Visual stop notification displays will be installed in Regina city buses by the end of the year. The upgrades follow audio announcements, which were installed in Regina's transit fleet in 2016.

Installation to be complete by end of the year, says director of transit

The budget for purchase and installation is set at $250,000 and will use city and federal funds. (Jérôme Bergeron/SRC)

Visual displays will be installed in Regina's conventional transit fleet this year, says Brad Bells, director of Regina Transit. 

The displays will come in the form of monitors, which will be installed in buses near the driver for people to reference. It will display information such as the next stop. It is the next step in making transit more accessible for people.

"It's not a need, but again we're trying to provide accessible transit for all folks and all of our customers," Bells said.

Gillies applauded the move, saying it's important to include people and always look for more ways to make transit more accessible. (SRC)

The change is a welcome one for Nairn Gillies.

Gillies is the executive director of Saskatchewan Deaf and Hard of Hearing Services. 

"Everybody benefits from visual cues," Gillies said, whether it be a university student who has a headset on or someone who may have hearing difficulties. 

Gillies said the new upgrades are fantastic, and an example of universal design. 

"It's a great opportunity for ... the city of Regina to show inclusion," Gillies said, adding that when it comes to accessibility, there is always room for more upgrades. 

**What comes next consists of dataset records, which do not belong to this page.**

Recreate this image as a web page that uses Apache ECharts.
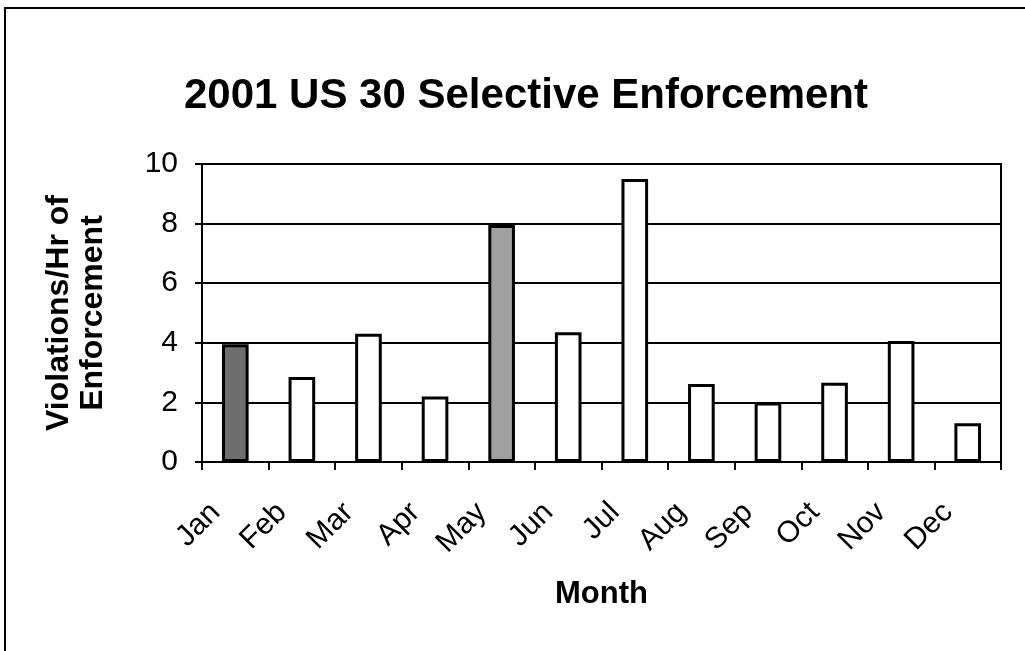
<!DOCTYPE html>
<html>
<head>
<meta charset="utf-8">
<title>2001 US 30 Selective Enforcement</title>
<script src="https://cdn.jsdelivr.net/npm/echarts@6/dist/echarts.min.js"></script>
<style>
  html, body { margin: 0; padding: 0; background: #fff; }
  #chart { width: 1025px; height: 651px; }
</style>
</head>
<body>
<div id="chart"></div>
<script>
// data
const months = ["Jan", "Feb", "Mar", "Apr", "May", "Jun", "Jul", "Aug", "Sep", "Oct", "Nov", "Dec"]
const violationsPerHour = [3.95, 2.85, 4.3, 2.2, 7.95, 4.35, 9.5, 2.62, 2.0, 2.66, 4.06, 1.3]
const yTicks = [0, 2, 4, 6, 8, 10]

// the two bars that came out shaded in the scan
const shaded = { Jan: "#6e6e6e", May: "#a0a0a0" }

const font = "'Liberation Sans', Arial, sans-serif"

const chart = echarts.init(document.getElementById("chart"))
const option = {
  backgroundColor: "#fff",
  animation: false,
  title: {
    text: "2001 US 30 Selective Enforcement",
    left: 521,
    textAlign: "center",
    top: 70,
    textStyle: { fontFamily: font, fontSize: 42, fontWeight: "bold", color: "#000" },
  },
  // outer frame of the pasted chart (only top and left edges show)
  graphic: [
    {
      type: "rect",
      shape: { x: 5, y: 8, width: 1100, height: 700 },
      style: { fill: null, stroke: "#000", lineWidth: 2 },
      silent: true,
    },
  ],
  grid: {
    left: 202,
    right: 24,
    top: 164,
    bottom: 189,
    show: true,
    borderColor: "#000",
    borderWidth: 2,
  },
  xAxis: {
    type: "category",
    data: months,
    name: "Month",
    nameLocation: "middle",
    nameGap: 117,
    nameTextStyle: { fontFamily: font, fontSize: 31, fontWeight: "bold", color: "#000" },
    axisLine: { lineStyle: { color: "#000", width: 2 } },
    axisTick: { show: true, length: 8, lineStyle: { color: "#000", width: 2 } },
    axisLabel: {
      rotate: 45,
      margin: 26,
      padding: [0, 28, 0, 0],
      fontFamily: font,
      fontSize: 30,
      color: "#000",
    },
  },
  yAxis: {
    type: "value",
    min: yTicks[0],
    max: yTicks[yTicks.length - 1],
    interval: 2,
    name: "Violations/Hr of\nEnforcement",
    nameLocation: "middle",
    nameRotate: 90,
    nameGap: 92,
    nameTextStyle: { fontFamily: font, fontSize: 32, fontWeight: "bold", color: "#000", lineHeight: 34 },
    axisLine: { show: true, lineStyle: { color: "#000", width: 2 } },
    axisTick: { show: true, length: 7, lineStyle: { color: "#000", width: 2 } },
    axisLabel: { margin: 24, fontFamily: font, fontSize: 30, color: "#000" },
    splitLine: { show: true, lineStyle: { color: "#000", width: 2 } },
  },
  series: [
    {
      name: "Violations/Hr of Enforcement",
      type: "bar",
      barWidth: "40%",
      data: violationsPerHour.map((v, i) => ({
        value: v,
        itemStyle: { color: shaded[months[i]] || "#fff" },
      })),
      itemStyle: { color: "#fff", borderColor: "#000", borderWidth: 3 },
    },
  ],
}
chart.setOption(option)
window.addEventListener("resize", () => chart.resize())
</script>
</body>
</html>
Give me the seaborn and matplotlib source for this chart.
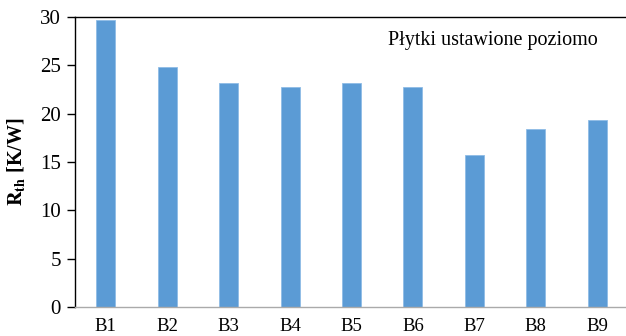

Sign language is one area Gillies would like to see explored, in regard to visual cues. It's easy to communicate through video or billboard, and it's becoming more common, he said. 

Bells said the project will likely be completed before the end of the year. (SRC)

Bells said the monitors will be funded by city and federal dollars and the budget has been set at $250,000.

The displays will be the newest in a series of changes and upgrades. In 2016, city buses were equipped with an audio system that announces upcoming stops. Other accessibility improvements include low floors, ramps and a system for lowering the bus, making it easier for people to board.

Bells said the visual notification boards will likely be installed before the end of the year, possibly in September or October.